Depuis 2007, année de sa fondation par Margery Arent Safir, The Arts Arena propose des événements culturels, à Paris notamment : expositions, conférences, performances artistiques ou encore concerts, comme jeudi dernier, 31 mars, dans le cadre aussi somptueux qu’historique de l’Hôtel Talleyrand. La jeune mezzo-soprano Evanna Chiew, accompagnée par le non moins jeune pianiste Yevgeny Yontov, interprétait des partitions signées Ravel, Delage, Malher et Lieberson.
Jeunes donc l’un et l’autre avec tout ce que cela signifie d’inexpérience et de touchante maladresse dans les deux mélodies hébraïques de Ravel, qui les cueillent inévitablement à froid. Désavantagés par un français améliorable, les quatre poèmes hindous de Maurice Delage paraissent également mal assurés avec, dans « un sapin isolé », une vocalise périlleuse que l’on dirait empruntée à Lakmé.

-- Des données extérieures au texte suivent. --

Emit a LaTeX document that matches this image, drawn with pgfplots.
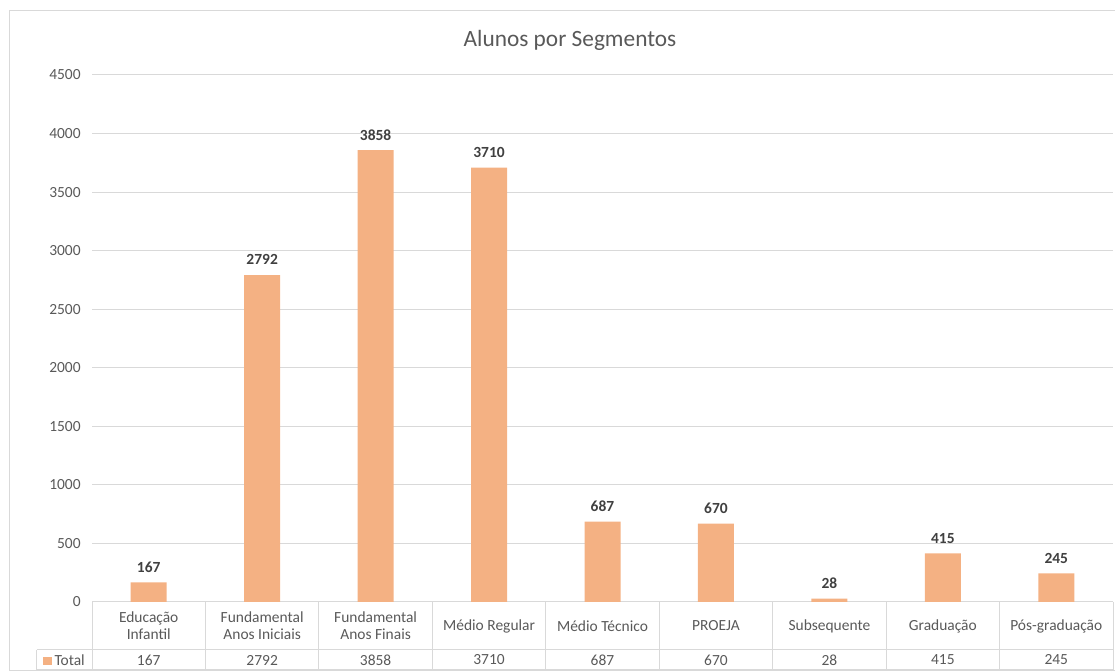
\documentclass[border=0pt]{standalone}
\usepackage{pgfplots}
\pgfplotsset{compat=1.18}
\usepackage{fontspec}
\setmainfont{Carlito}
\definecolor{barorange}{HTML}{F4B183}
\definecolor{gridgray}{HTML}{D9D9D9}
\definecolor{txtgray}{HTML}{595959}
\definecolor{lblgray}{HTML}{404040}
\newcommand{\smallfont}{\fontsize{11.6}{12.75}\selectfont}
\begin{document}
\begin{tikzpicture}
\begin{axis}[
  name=ax,
  scale only axis,
  width=765.75pt, height=395.25pt,
  xmin=-0.5, xmax=8.5, ymin=0, ymax=4500,
  ytick={0,500,...,4500},
  xtick={0,...,8},
  xticklabels={{Educação\\Infantil},{Fundamental\\Anos Iniciais},{Fundamental\\Anos Finais},{Médio Regular},{Médio Técnico},{PROEJA},{Subsequente},{Graduação},{Pós-graduação}},
  xticklabel style={anchor=center, yshift=-18pt, align=center, font=\smallfont, text=txtgray},
  extra x ticks={0,...,8},
  extra x tick labels={167,2792,3858,3710,687,670,28,415,245},
  extra x tick style={xticklabel style={yshift=-25.5pt}},
  yticklabel style={font=\smallfont, text=txtgray, xshift=-5pt},
  ymajorgrids,
  grid style={gridgray, line width=0.75pt},
  axis line style={draw=none},
  major tick length=0pt,
  /pgf/number format/1000 sep={},
  /pgf/number format/assume math mode=true,
  clip=false,
  ybar, bar width=27pt,
  nodes near coords,
  every node near coord/.append style={font=\bfseries\smallfont, text=lblgray, yshift=4pt},
]
\addplot[fill=barorange, draw=none] coordinates {(0,167) (1,2792) (2,3858) (3,3710) (4,687) (5,670) (6,28) (7,415) (8,245)};
\pgfplotsinvokeforeach{-0.5,0.5,...,8.5}{
  \draw[gridgray, line width=0.75pt] (axis cs:#1,0) -- ([yshift=-51pt]axis cs:#1,0);
}
\draw[gridgray, line width=0.75pt] ([xshift=-41.25pt, yshift=-36pt]axis cs:-0.5,0) -- ([yshift=-36pt]axis cs:8.5,0);
\draw[gridgray, line width=0.75pt] ([xshift=-41.25pt, yshift=-51pt]axis cs:-0.5,0) -- ([yshift=-51pt]axis cs:8.5,0);
\draw[gridgray, line width=0.75pt] ([xshift=-41.25pt, yshift=-36pt]axis cs:-0.5,0) -- ([xshift=-41.25pt, yshift=-51pt]axis cs:-0.5,0);
\node[anchor=west, text=txtgray, font=\smallfont, inner sep=0pt] at ([xshift=-36.75pt, yshift=-43.5pt]axis cs:-0.5,0) {{\color{barorange}\rule{6.5pt}{6.5pt}}\,Total};
\end{axis}
\draw[gridgray, line width=0.75pt] ([xshift=-61.9pt, yshift=48pt]ax.north west) rectangle ([xshift=15pt, yshift=-51.75pt]ax.south east);
\node[anchor=base, font=\fontsize{17.5}{20}\selectfont, text=txtgray] at ([xshift=358.5pt, yshift=21.2pt]ax.north west) {Alunos por Segmentos};
\pgfresetboundingbox
\useasboundingbox ([xshift=-69pt, yshift=-52.5pt]ax.south west) rectangle ([xshift=1.5pt, yshift=56.25pt]ax.north east);
\end{tikzpicture}
\end{document}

Puis vient Malher – trois des Lieder und Gesänge aus der Jugendzeit – et l’on découvre chez Evanna Chiew un registre grave insoupçonné, chaleureux, projeté, évident, quand l’aigu nous avait auparavant paru difficile. De surprise en surprise, les Neruda Songs de Peter Lieberson révèlent le potentiel de cette chanteuse formée à la Yale Music School, dont l’élégance de la silhouette et le port de tête semblent empruntés à un film de Wong Kar-wai. Dans ce qui s’apparente à un marathon émotionnel, compte tenu de la longueur et de l’exigence expressive du cycle, la voix devenue souple et égale laisse transparaitre derrière les notes les sentiments douloureux du compositeur mettant en musique quatre poèmes de Neruda à l’intention de son épouse, la mezzo-soprano Lorraine Hunt, décédée d’un cancer du sein un an plus tard après avoir longuement lutté contre la maladie. Elle avait 52 ans. Si Malher suggérait Erda, c’est à Carmen, langue espagnole aidant, que l’on se prend à penser, tandis que le piano ne fait pas montre de moins d’éloquence.
Un extrait de Vanessa de Barber, offert en bis, confirme les affinités d’Evanna Chiew avec la musique du XXe siècle, bien qu’elle compte aussi à son répertoire Cherubino (Le nozze di Figaro) et Angelina (La cenerentola).